Standard Operating Procedures (SOPs), supported by detailed process models, safeguard against such risks. These documents ensure that:
- Knowledge is Retained: Process models act as visual and textual repositories of operational knowledge, preserving it for future employees. For election officials, knowledge retention ensures the smooth functioning of elections.
- Training is Streamlined: New hires can quickly understand their responsibilities and workflows, reducing onboarding time and effort. Many temporary employees must be trained in the lead-up to elections. Process models should form the basis of training and provide a visual and reliable tool for election officials to train poll workers and seasonal staff.

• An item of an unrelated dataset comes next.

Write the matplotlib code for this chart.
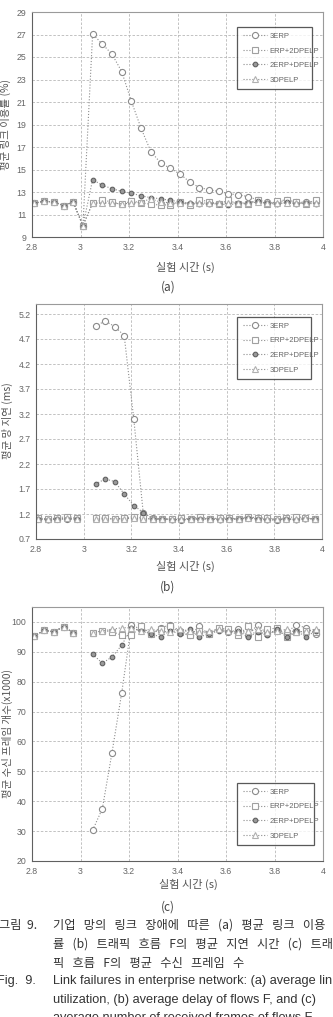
import numpy as np
import matplotlib
matplotlib.use("Agg")
import matplotlib.pyplot as plt

plt.rcParams['font.family'] = ['Noto Sans CJK KR', 'DejaVu Sans']

# time axis (s); 3.01 is missing in (b) and (c)
times = [2.81, 2.85, 2.89, 2.93, 2.97, 3.01, 3.05, 3.09, 3.13, 3.17,
         3.21, 3.25, 3.29, 3.33, 3.37, 3.41, 3.45, 3.49, 3.53, 3.57,
         3.61, 3.65, 3.69, 3.73, 3.77, 3.81, 3.85, 3.89, 3.93, 3.97]
nan = np.nan
series_names = ["3ERP", "ERP+2DPELP", "2ERP+DPELP", "3DPELP"]

# (a) average link utilization (%)
util_3erp = [12.0, 12.2, 12.1, 11.8, 12.1, 10.0, 27.05, 26.15, 25.25, 23.7,
             21.05, 18.65, 16.6, 15.6, 15.1, 14.6, 13.9, 13.4, 13.2, 13.05,
             12.85, 12.75, 12.6, 12.3, 12.1, 12.05, 12.3, 12.1, 12.1, 12.2]
util_erp2d = [12.0, 12.2, 12.1, 11.8, 12.1, 10.0, 12.05, 12.3, 12.1, 11.9,
              12.2, 12.05, 11.9, 11.85, 11.85, 12.1, 11.85, 12.3, 12.15, 11.95,
              12.25, 11.95, 11.95, 12.3, 11.9, 12.2, 12.3, 12.1, 11.9, 12.3]
util_2erpd = [12.0, 12.2, 12.1, 11.8, 12.1, 10.0, 14.1, 13.6, 13.3, 13.05,
              12.9, 12.65, 12.5, 12.4, 12.25, 12.15, 12.0, 11.9, 11.95, 11.95,
              11.85, 12.0, 12.0, 12.2, 12.0, 11.9, 12.1, 11.95, 12.0, 11.95]
util_3d = [12.0, 12.2, 12.1, 11.8, 12.1, 10.0, 12.0, 12.05, 12.0, 11.95,
           12.0, 12.1, 12.4, 12.1, 12.05, 12.0, 12.0, 12.05, 12.0, 12.0,
           12.0, 12.05, 12.0, 12.1, 12.0, 12.0, 12.05, 12.0, 12.05, 12.0]

# (b) average delay (ms)
delay_3erp = [1.10, 1.10, 1.10, 1.10, 1.10, nan, 4.96, 5.06, 4.95, 4.77,
              3.11, 1.22, 1.12, 1.10, 1.10, 1.08, 1.10, 1.12, 1.10, 1.10,
              1.10, 1.10, 1.13, 1.12, 1.10, 1.08, 1.10, 1.10, 1.12, 1.10]
delay_erp2d = [1.12, 1.10, 1.12, 1.15, 1.12, nan, 1.12, 1.12, 1.10, 1.12,
               1.15, 1.12, 1.10, 1.10, 1.10, 1.12, 1.10, 1.15, 1.10, 1.12,
               1.12, 1.10, 1.15, 1.12, 1.12, 1.10, 1.12, 1.15, 1.12, 1.10]
delay_2erpd = [1.10, 1.08, 1.10, 1.10, 1.10, nan, 1.80, 1.90, 1.85, 1.60,
               1.37, 1.23, 1.10, 1.10, 1.08, 1.08, 1.10, 1.10, 1.10, 1.08,
               1.10, 1.10, 1.12, 1.10, 1.08, 1.08, 1.10, 1.08, 1.10, 1.10]
delay_3d = [1.10, 1.10, 1.10, 1.12, 1.10, nan, 1.10, 1.10, 1.10, 1.10,
            1.12, 1.10, 1.10, 1.10, 1.10, 1.10, 1.10, 1.10, 1.10, 1.10,
            1.10, 1.10, 1.12, 1.10, 1.10, 1.10, 1.10, 1.10, 1.12, 1.10]

# (c) average received frames (x1000)
frames_3erp = [95.3, 97.2, 96.7, 98.4, 96.4, nan, 30.3, 37.5, 56.3, 76.3,
               99.0, 97.5, 96.0, 98.0, 99.0, 97.0, 95.5, 98.5, 95.8, 97.8,
               96.5, 97.5, 95.5, 99.0, 96.0, 97.0, 96.5, 99.0, 98.0, 96.0]
frames_erp2d = [95.3, 97.2, 96.7, 98.4, 96.4, nan, 96.4, 97.0, 96.8, 95.5,
                95.5, 98.5, 96.0, 97.5, 98.5, 96.5, 95.5, 97.0, 96.0, 98.0,
                97.5, 95.5, 98.5, 95.0, 97.5, 98.0, 95.0, 96.5, 97.0, 96.5]
frames_2erpd = [95.3, 97.2, 96.7, 98.4, 96.4, nan, 89.2, 86.2, 88.3, 92.2,
                98.0, 97.0, 96.0, 95.0, 97.0, 96.0, 97.5, 95.0, 96.0, 97.0,
                96.5, 97.0, 95.0, 96.5, 95.5, 97.5, 95.0, 97.0, 95.0, 97.0]
frames_3d = [95.3, 97.2, 96.7, 98.4, 96.4, nan, 96.4, 97.0, 97.5, 98.1,
             98.0, 97.0, 97.5, 97.0, 96.5, 97.5, 97.0, 96.5, 97.0, 97.5,
             97.0, 96.5, 97.0, 97.5, 96.5, 97.0, 97.5, 96.5, 97.0, 97.5]

xticks = [2.8, 3, 3.2, 3.4, 3.6, 3.8, 4]
xticklabels = ["2.8", "3", "3.2", "3.4", "3.6", "3.8", "4"]

styles = [
    dict(marker="o", mfc="white", mec="#8a8a8a", ms=4.4, mew=0.8),
    dict(marker="s", mfc="white", mec="#a0a0a0", ms=4.2, mew=0.8),
    dict(marker="o", mfc="#9a9a9a", mec="#606060", ms=3.3, mew=0.8),
    dict(marker="^", mfc="white", mec="#b0b0b0", ms=4.2, mew=0.8),
]

fig = plt.figure(figsize=(3.33, 10.17), dpi=100)
W, H = 333.0, 1017.0


def make_axes(left, right, top, bottom):
    return fig.add_axes([left / W, 1 - bottom / H, (right - left) / W, (bottom - top) / H])


def draw_panel(ax, data, ylim, yticks, leg_box):
    for vals, name, st in zip(data, series_names, styles):
        ax.plot(times, vals, ls=":", lw=0.8, color="#8c8c8c", label=name, **st)
    ax.set_xlim(2.8, 4)
    ax.set_ylim(*ylim)
    ax.set_xticks(xticks)
    ax.set_xticklabels(xticklabels)
    ax.set_yticks(yticks)
    ax.set_yticklabels([("%g" % v) for v in yticks])
    ax.grid(True, ls=(0, (3, 2)), lw=0.6, color="#b8b8b8")
    ax.tick_params(length=0, labelsize=6.3, colors="#666666", pad=4)
    for lab in ax.get_xticklabels() + ax.get_yticklabels():
        lab.set_family("Liberation Sans")
    for sp in ax.spines.values():
        sp.set_color("#9a9a9a")
        sp.set_linewidth(0.8)
    ax.spines["left"].set_color("#606060")
    ax.spines["bottom"].set_color("#606060")
    leg = ax.legend(loc="upper left", bbox_to_anchor=leg_box, mode="expand",
                    fontsize=5.5, frameon=True, fancybox=False, handlelength=3.2,
                    labelspacing=0.95, borderpad=0.75, handletextpad=0.3)
    leg.get_frame().set_edgecolor("#303030")
    leg.get_frame().set_linewidth(0.9)
    for t in leg.get_texts():
        t.set_color("#666666")
        t.set_family("Liberation Sans")


# (a)
ax1 = make_axes(32, 323, 12, 237)
draw_panel(ax1, [util_3erp, util_erp2d, util_2erpd, util_3d], (9, 29),
           list(range(9, 30, 2)), (0.691, 0.68, 0.285, 0.271))
fig.text(5 / W, 1 - 124 / H, "평균 링크 이용률 (%)", rotation=90, ha="center", va="center",
         fontsize=7.5, color="#555555")
fig.text(185 / W, 1 - 267 / H, "실험 시간 (s)", ha="center", va="center", fontsize=8, color="#555555")
fig.text(168 / W, 1 - 287 / H, "(a)", ha="center", va="center", fontsize=8.5, color="#444444")

# (b)
ax2 = make_axes(36, 322, 304, 539)
draw_panel(ax2, [delay_3erp, delay_erp2d, delay_2erpd, delay_3d], (0.7, 5.4),
           [0.7, 1.2, 1.7, 2.2, 2.7, 3.2, 3.7, 4.2, 4.7, 5.2],
           (0.689, 0.689, 0.287, 0.273))
fig.text(7 / W, 1 - 421 / H, "평균 망 지연 (ms)", rotation=90, ha="center", va="center",
         fontsize=7.5, color="#555555")
fig.text(185 / W, 1 - 566 / H, "실험 시간 (s)", ha="center", va="center", fontsize=8, color="#555555")
fig.text(168 / W, 1 - 587 / H, "(b)", ha="center", va="center", fontsize=8.5, color="#444444")

# (c)
ax3 = make_axes(32, 323, 607, 861)
draw_panel(ax3, [frames_3erp, frames_erp2d, frames_2erpd, frames_3d], (20, 105),
           list(range(20, 101, 10)), (0.691, 0.059, 0.292, 0.264))
fig.text(7 / W, 1 - 734 / H, "평균 수신 프레임 개수(x1000)", rotation=90, ha="center", va="center",
         fontsize=7.5, color="#555555")
fig.text(188 / W, 1 - 884 / H, "실험 시간 (s)", ha="center", va="center", fontsize=8, color="#555555")
fig.text(168 / W, 1 - 907 / H, "(c)", ha="center", va="center", fontsize=8.5, color="#444444")

# figure caption (justified look: wide word gaps)
cap_kr = [["기업", "망의", "링크", "장애에", "따른", "(a)", "평균", "링크", "이용"],
          ["률", "(b)", "트래픽", "흐름", "F의", "평균", "지연", "시간", "(c)", "트래"],
          ["픽", "흐름", "F의", "평균", "수신", "프레임", "수"]]
cap_en = ["Link failures in enterprise network: (a) average link",
          "utilization, (b) average delay of flows F, and (c)",
          "average number of received frames of flows F."]
fig.text(-1 / W, 1 - 925 / H, "그림  9.", ha="left", va="center", fontsize=8.8, color="#333333")
for i, words in enumerate(cap_kr):
    fig.text(53 / W, 1 - (925 + 19 * i) / H, "   ".join(words), ha="left", va="center",
             fontsize=8.8, color="#333333")
fig.text(-3 / W, 1 - 981 / H, "Fig.  9.", ha="left", va="center", fontsize=9.2,
         color="#333333", family="Liberation Sans")
for i, line in enumerate(cap_en):
    fig.text(53 / W, 1 - (981 + 18.5 * i) / H, line, ha="left", va="center", fontsize=9.2,
             color="#333333", family="Liberation Sans")

fig.savefig("out.png", dpi=100)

- Consistency is Maintained: Clear procedures form the prerequisite for uniform task performance, ensuring reliable outcomes even during periods of change. Detailed and confusing legal documents can be distilled into steps, easing compliance with legal mandates.
Transparency and Citizen Confidence
Demystifying processes through modeling can enhance citizen trust in election offices, which have been under scrutiny by voter-led initiatives in the past few years. When citizens understand how voting works, they are more likely to trust the election offices’ intentions and fairness.
Process modeling aids transparency by:
- Making Processes Accessible: Public-facing diagrams and summaries clarify workflows for non-experts. For example, visual portrayals of the election process help voters understand how their ballot gets tabulated.
- Encouraging Accountability: Clear documentation shows that processes are followed consistently and fairly. Voters’ understanding of logic and accuracy tests, chain of custody, and post-election audits improves transparency into the safeguards used to prevent fraud.
- Facilitating Feedback: Citizens can better engage in discussions about improvements when they understand the existing framework. Good election policy requires an in-depth understanding of operational realities. Having well-defined process models in each state and locality creates a shared context for internal innovation, citizen-led initiatives, and legislative changes to elections.
Our Process
The process models developed by The Turnout are visual. While natural language contains some ambiguity, well-designed diagrams developed in standard notation, such as Business Process Modeling Language (BPMN), are naturally clear and visually appealing.
Getting started means bringing together various perspectives from the people working with the process daily. This includes those who "own" the process, those who execute it, and increasingly, those who ensure its security and compliance. Our process experts, with over 15 years of experience, will run workshops to understand your processes, operating environments, and constraints. We have successfully built upon the NIST Election Model, using its 10,000-foot view as a blueprint and zooming in to capture the details that matter.
Process modeling is a critical investment for any organization, public or private. By documenting and analyzing workflows, organizations can safeguard institutional knowledge, prepare effectively for new systems, refine operations, and build stakeholder trust. Process modeling ensures that organizations remain resilient, efficient, and transparent in a world where change is constant.